Contra Costa County supervisors have denied an appeal by residents concerned that a new residential mental health facility in unincorporated Walnut Creek would violate zoning laws or compromise neighborhood safety.

Dr. Gregory Braverman and National Psychiatric Care and Rehabilitation Services sought a permit to convert an existing residential eldercare facility into a “social rehabilitation facility.” The building is in the 2000 block of Tice Valley Boulevard and will serve 12 to 16 people experiencing short-term mental health crises.

The county’s zoning administrator approved the facility’s permit in November, and that decision was upheld by the county planning commission in May. At least two neighbors filed letters with the county appealing that decision, however.

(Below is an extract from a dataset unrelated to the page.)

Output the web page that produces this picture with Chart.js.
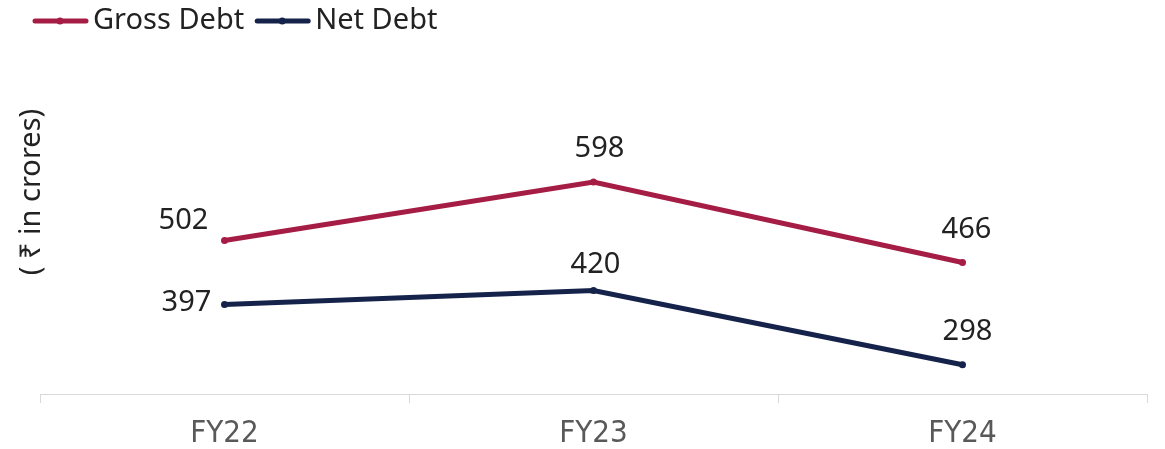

The primary point of contention revolved around whether zoning laws allowed for a mental health facility to be established in a building previously approved for elder care. But the letters of appeal, which are available on the county’s website, also cite concerns over increased calls for emergency services and supposed nuisances that could be associated with the presence of the mentally ill.

After a presentation from the project applicant on the nature of the planned facility, as well as a public comment period during which people argued both sides of the conflict, the board consulted with the county’s lawyer — who said that the arguments about inappropriate zoning lacked merit.

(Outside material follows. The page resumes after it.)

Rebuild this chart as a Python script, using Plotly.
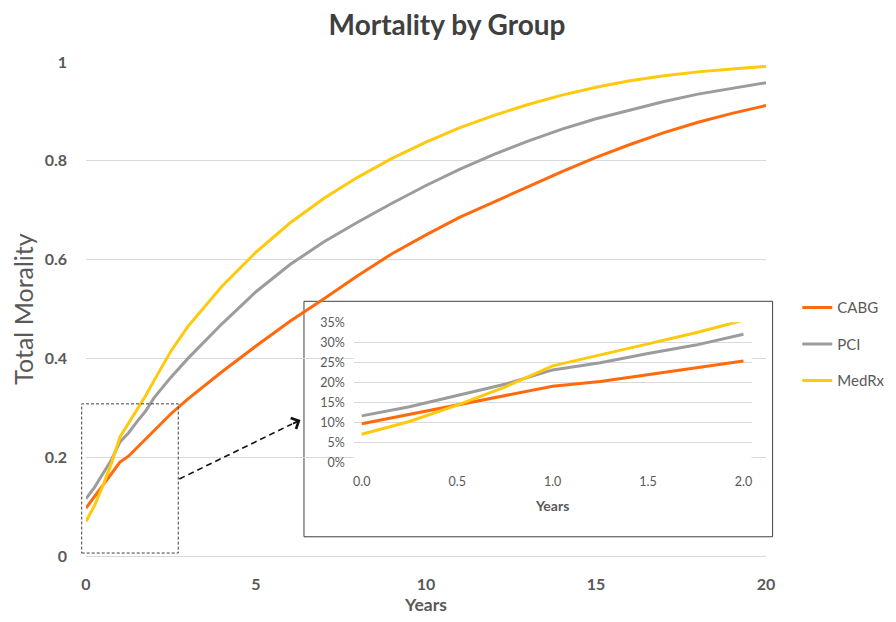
import plotly.graph_objects as go

# ---------------- data ----------------
years = [0, 0.25, 0.5, 0.75, 1, 1.25, 1.5, 1.75, 2, 2.5,
         3, 4, 5, 6, 7, 8, 9, 10, 11, 12, 13, 14, 15, 16, 17, 18, 19, 20]

cabg = [0.097, 0.120, 0.142, 0.166, 0.190, 0.202, 0.219, 0.235, 0.253, 0.288,
        0.318, 0.373, 0.425, 0.475, 0.521, 0.568, 0.612, 0.650, 0.686,
        0.717, 0.747, 0.778, 0.807, 0.833, 0.857, 0.878, 0.896, 0.912]

pci = [0.116, 0.139, 0.167, 0.195, 0.231, 0.249, 0.272, 0.293, 0.320, 0.362,
       0.400, 0.470, 0.535, 0.590, 0.636, 0.676, 0.714, 0.750, 0.783,
       0.813, 0.840, 0.864, 0.885, 0.903, 0.920, 0.935, 0.947, 0.958]

medrx = [0.070, 0.102, 0.143, 0.188, 0.241, 0.268, 0.296, 0.324, 0.355, 0.415,
         0.465, 0.546, 0.615, 0.674, 0.724, 0.767, 0.805, 0.838, 0.867,
         0.892, 0.914, 0.933, 0.949, 0.962, 0.972, 0.980, 0.986, 0.991]

inset_years = [0, 0.25, 0.5, 0.75, 1.0, 1.25, 1.5, 1.75, 2.0]
inset_cabg = [0.0965, 0.120, 0.142, 0.166, 0.190, 0.202, 0.219, 0.235, 0.253]
inset_pci = [0.116, 0.139, 0.167, 0.195, 0.231, 0.249, 0.272, 0.293, 0.320]
inset_medrx = [0.070, 0.102, 0.143, 0.188, 0.241, 0.268, 0.296, 0.324, 0.355]

series_names = ["CABG", "PCI", "MedRx"]
colors = ["#FF6A0D", "#9C9C9C", "#FFC90E"]

main_x_ticks = [0, 5, 10, 15, 20]
main_y_ticks = [0, 0.2, 0.4, 0.6, 0.8, 1]
main_y_labels = ["0", "0.2", "0.4", "0.6", "0.8", "1"]
inset_x_ticks = [0.0, 0.5, 1.0, 1.5, 2.0]

FONT = "Lato"
TXT = "#595959"
GRID = "#D9D9D9"

fig = go.Figure()

for name, ys, c in zip(series_names, [cabg, pci, medrx], colors):
    fig.add_trace(go.Scatter(x=years, y=ys, mode="lines", name=name,
                             legendgroup=name,
                             line=dict(color=c, width=3),
                             xaxis="x", yaxis="y"))

for name, ys, c in zip(series_names, [inset_cabg, inset_pci, inset_medrx], colors):
    fig.add_trace(go.Scatter(x=inset_years, y=ys, mode="lines", name=name,
                             showlegend=False,
                             line=dict(color=c, width=3),
                             xaxis="x2", yaxis="y2"))

# inset box (white, drawn under inset traces but above main traces)
fig.add_shape(type="rect", xref="x2 domain", yref="y2 domain",
              x0=-0.125, x1=1.053, y0=-0.532, y1=1.15,
              line=dict(color="#404040", width=1), fillcolor="white",
              layer="below")

# dashed zoom rectangle
fig.add_shape(type="rect", xref="paper", yref="paper",
              x0=-0.0063, x1=0.1357, y0=0.006, y1=0.308,
              line=dict(color="#404040", width=1, dash="3px,2px"),
              fillcolor="rgba(0,0,0,0)", layer="above")

# dashed arrow line
fig.add_shape(type="line", xref="paper", yref="paper",
              x0=(178.3 - 85) / 680, y0=(556 - 479) / 494,
              x1=(291 - 85) / 680, y1=(556 - 424) / 494,
              line=dict(color="#111111", width=1.6, dash="6px,4px"),
              layer="above")
fig.add_annotation(xref="paper", yref="paper",
                   x=(299.5 - 85) / 680, y=(556 - 420) / 494,
                   ax=-9, ay=4.4, axref="pixel", ayref="pixel",
                   text="", showarrow=True, arrowhead=4, arrowsize=1.3,
                   arrowwidth=1.8, arrowcolor="#111111")

fig.update_layout(
    width=896, height=622,
    margin=dict(l=78, r=138, t=54, b=74, autoexpand=False),
    paper_bgcolor="white", plot_bgcolor="white",
    font=dict(family=FONT, color=TXT),
    title=dict(text="Mortality by Group", x=0.49, xref="container",
               xanchor="center", y=0.9725, yanchor="middle",
               font=dict(family=FONT, size=28, color="#404040", weight="bold")),
    showlegend=True,
    legend=dict(x=1.046, y=0.536, xanchor="left", yanchor="top",
                traceorder="grouped", tracegroupgap=14,
                font=dict(family=FONT, size=15, color=TXT),
                bgcolor="rgba(0,0,0,0)", itemwidth=30),
    xaxis=dict(domain=[0, 1], range=[0, 20], tickvals=main_x_ticks,
               showgrid=False, zeroline=False, showline=True,
               linecolor=GRID, linewidth=1, ticks="",
               ticklabelstandoff=14,
               tickfont=dict(family=FONT, size=16, color=TXT, weight="bold"),
               title=dict(text="Years", standoff=6,
                          font=dict(family=FONT, size=17.5, color=TXT, weight="bold"))),
    yaxis=dict(domain=[0, 1], range=[0, 1], tickvals=main_y_ticks,
               ticktext=main_y_labels, showgrid=True, gridcolor=GRID,
               gridwidth=1, zeroline=False, showline=False, ticks="",
               ticklabelstandoff=18,
               tickfont=dict(family=FONT, size=16, color=TXT, weight="bold"),
               title=dict(text="Total Morality", standoff=9,
                          font=dict(family=FONT, size=25, color=TXT))),
    xaxis2=dict(domain=[(352.7 - 85) / 680, (750.5 - 85) / 680],
                range=[-0.042, 2.042], tickvals=inset_x_ticks,
                tickformat=".1f", anchor="y2", showgrid=False,
                zeroline=False, showline=False, ticks="",
                ticklabelstandoff=10,
                tickfont=dict(family=FONT, size=12.5, color=TXT),
                title=dict(text="Years", standoff=13,
                           font=dict(family=FONT, size=14, color=TXT, weight="bold"))),
    yaxis2=dict(domain=[(556 - 462.3) / 494, (556 - 322.3) / 494],
                range=[0, 0.35], dtick=0.05, tickformat=".0%",
                anchor="x2", showgrid=True, gridcolor=GRID, gridwidth=1,
                zeroline=False, showline=False, ticks="",
                ticklabelstandoff=8,
                tickfont=dict(family=FONT, size=12.5, color=TXT)),
)

fig.write_html("out.html")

District 3 Supervisor Diane Burgis said she was “personally a little offended” by some of the arguments presented against the facility, saying that such misinformation contributes to the stigma currently faced by the mentally ill.

Board Chairman John Gioia said the meeting served as a reminder that we, as a society, still have work to do in that regard.

“We all have mental health issues,” Gioia said. “The question is where on the continuum we fall.”

“I hope this reminds us of the need to really do better education to inform communities so that there’s not the same level of concern or fear,” Gioia added.

Supervisor Candace Andersen made the motion, Burgis seconded and the board voted unanimously to deny the appeal, citing a broad need to destigmatize mental health problems and mental health care as well as the established demand for such care in Contra Costa County.